## DATA BLOCK:
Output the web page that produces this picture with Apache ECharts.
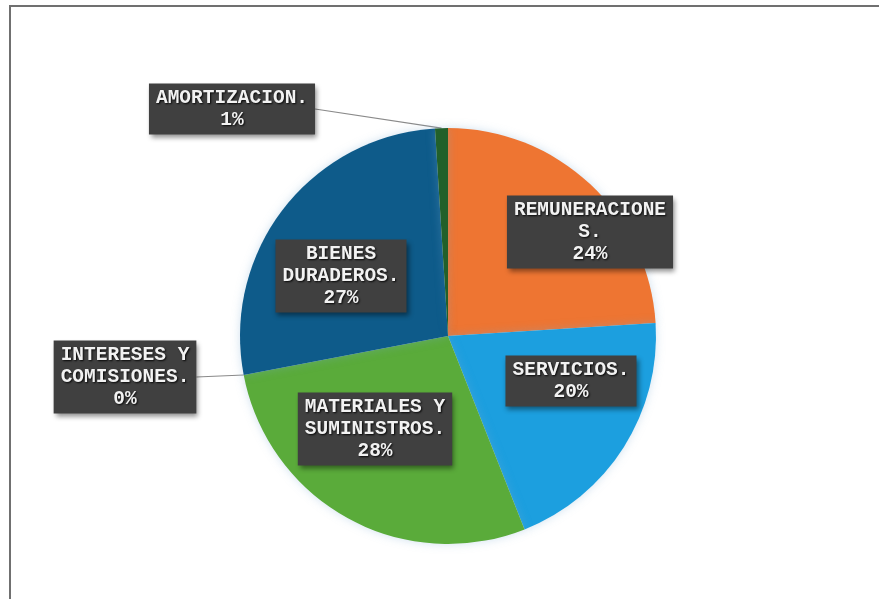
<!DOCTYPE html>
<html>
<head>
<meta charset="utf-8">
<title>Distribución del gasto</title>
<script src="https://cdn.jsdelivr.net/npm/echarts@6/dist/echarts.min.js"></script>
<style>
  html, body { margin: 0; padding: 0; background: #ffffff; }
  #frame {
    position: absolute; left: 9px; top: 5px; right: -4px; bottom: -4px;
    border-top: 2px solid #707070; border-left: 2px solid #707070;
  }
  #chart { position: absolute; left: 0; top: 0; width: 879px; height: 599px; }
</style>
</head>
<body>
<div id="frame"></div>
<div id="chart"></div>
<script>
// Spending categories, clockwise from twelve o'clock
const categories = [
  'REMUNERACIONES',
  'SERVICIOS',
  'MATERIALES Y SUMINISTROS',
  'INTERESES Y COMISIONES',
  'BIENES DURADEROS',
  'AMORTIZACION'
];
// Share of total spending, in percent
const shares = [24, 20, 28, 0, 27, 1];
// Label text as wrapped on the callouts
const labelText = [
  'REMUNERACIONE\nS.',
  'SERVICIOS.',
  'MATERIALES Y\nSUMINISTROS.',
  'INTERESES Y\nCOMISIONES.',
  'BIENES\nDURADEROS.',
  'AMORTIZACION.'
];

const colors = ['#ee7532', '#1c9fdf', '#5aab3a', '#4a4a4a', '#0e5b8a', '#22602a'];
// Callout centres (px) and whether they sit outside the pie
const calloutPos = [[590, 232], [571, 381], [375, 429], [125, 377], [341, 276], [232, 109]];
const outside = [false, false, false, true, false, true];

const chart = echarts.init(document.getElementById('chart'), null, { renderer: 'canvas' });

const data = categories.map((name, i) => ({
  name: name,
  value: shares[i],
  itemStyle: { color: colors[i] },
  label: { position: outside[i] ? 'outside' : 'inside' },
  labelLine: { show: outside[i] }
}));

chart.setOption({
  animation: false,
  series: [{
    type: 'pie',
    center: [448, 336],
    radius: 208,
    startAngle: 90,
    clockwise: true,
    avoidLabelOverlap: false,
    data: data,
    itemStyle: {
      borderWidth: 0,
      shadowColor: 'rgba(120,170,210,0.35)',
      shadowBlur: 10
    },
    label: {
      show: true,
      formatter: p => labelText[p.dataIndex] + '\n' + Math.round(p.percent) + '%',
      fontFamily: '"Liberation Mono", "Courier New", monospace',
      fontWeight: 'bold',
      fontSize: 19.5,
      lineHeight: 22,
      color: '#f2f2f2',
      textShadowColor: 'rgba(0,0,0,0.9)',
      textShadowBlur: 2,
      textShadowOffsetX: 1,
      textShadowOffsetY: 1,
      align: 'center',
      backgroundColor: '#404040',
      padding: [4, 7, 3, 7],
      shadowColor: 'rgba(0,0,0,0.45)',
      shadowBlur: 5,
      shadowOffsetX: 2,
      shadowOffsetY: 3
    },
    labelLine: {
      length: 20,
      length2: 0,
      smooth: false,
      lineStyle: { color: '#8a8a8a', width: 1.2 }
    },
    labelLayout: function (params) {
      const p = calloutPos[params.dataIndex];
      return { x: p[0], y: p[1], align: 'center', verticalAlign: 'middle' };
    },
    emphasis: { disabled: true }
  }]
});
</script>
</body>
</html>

## PROBLEM REQUIREMENTS:
Transcribe all the data word for word; the images stay out.

## ANSWER IN FULL:
Output the web page that produces this picture with Apache ECharts.
<!DOCTYPE html>
<html>
<head>
<meta charset="utf-8">
<title>Distribución del gasto</title>
<script src="https://cdn.jsdelivr.net/npm/echarts@6/dist/echarts.min.js"></script>
<style>
  html, body { margin: 0; padding: 0; background: #ffffff; }
  #frame {
    position: absolute; left: 9px; top: 5px; right: -4px; bottom: -4px;
    border-top: 2px solid #707070; border-left: 2px solid #707070;
  }
  #chart { position: absolute; left: 0; top: 0; width: 879px; height: 599px; }
</style>
</head>
<body>
<div id="frame"></div>
<div id="chart"></div>
<script>
// Spending categories, clockwise from twelve o'clock
const categories = [
  'REMUNERACIONES',
  'SERVICIOS',
  'MATERIALES Y SUMINISTROS',
  'INTERESES Y COMISIONES',
  'BIENES DURADEROS',
  'AMORTIZACION'
];
// Share of total spending, in percent
const shares = [24, 20, 28, 0, 27, 1];
// Label text as wrapped on the callouts
const labelText = [
  'REMUNERACIONE\nS.',
  'SERVICIOS.',
  'MATERIALES Y\nSUMINISTROS.',
  'INTERESES Y\nCOMISIONES.',
  'BIENES\nDURADEROS.',
  'AMORTIZACION.'
];

const colors = ['#ee7532', '#1c9fdf', '#5aab3a', '#4a4a4a', '#0e5b8a', '#22602a'];
// Callout centres (px) and whether they sit outside the pie
const calloutPos = [[590, 232], [571, 381], [375, 429], [125, 377], [341, 276], [232, 109]];
const outside = [false, false, false, true, false, true];

const chart = echarts.init(document.getElementById('chart'), null, { renderer: 'canvas' });

const data = categories.map((name, i) => ({
  name: name,
  value: shares[i],
  itemStyle: { color: colors[i] },
  label: { position: outside[i] ? 'outside' : 'inside' },
  labelLine: { show: outside[i] }
}));

chart.setOption({
  animation: false,
  series: [{
    type: 'pie',
    center: [448, 336],
    radius: 208,
    startAngle: 90,
    clockwise: true,
    avoidLabelOverlap: false,
    data: data,
    itemStyle: {
      borderWidth: 0,
      shadowColor: 'rgba(120,170,210,0.35)',
      shadowBlur: 10
    },
    label: {
      show: true,
      formatter: p => labelText[p.dataIndex] + '\n' + Math.round(p.percent) + '%',
      fontFamily: '"Liberation Mono", "Courier New", monospace',
      fontWeight: 'bold',
      fontSize: 19.5,
      lineHeight: 22,
      color: '#f2f2f2',
      textShadowColor: 'rgba(0,0,0,0.9)',
      textShadowBlur: 2,
      textShadowOffsetX: 1,
      textShadowOffsetY: 1,
      align: 'center',
      backgroundColor: '#404040',
      padding: [4, 7, 3, 7],
      shadowColor: 'rgba(0,0,0,0.45)',
      shadowBlur: 5,
      shadowOffsetX: 2,
      shadowOffsetY: 3
    },
    labelLine: {
      length: 20,
      length2: 0,
      smooth: false,
      lineStyle: { color: '#8a8a8a', width: 1.2 }
    },
    labelLayout: function (params) {
      const p = calloutPos[params.dataIndex];
      return { x: p[0], y: p[1], align: 'center', verticalAlign: 'middle' };
    },
    emphasis: { disabled: true }
  }]
});
</script>
</body>
</html>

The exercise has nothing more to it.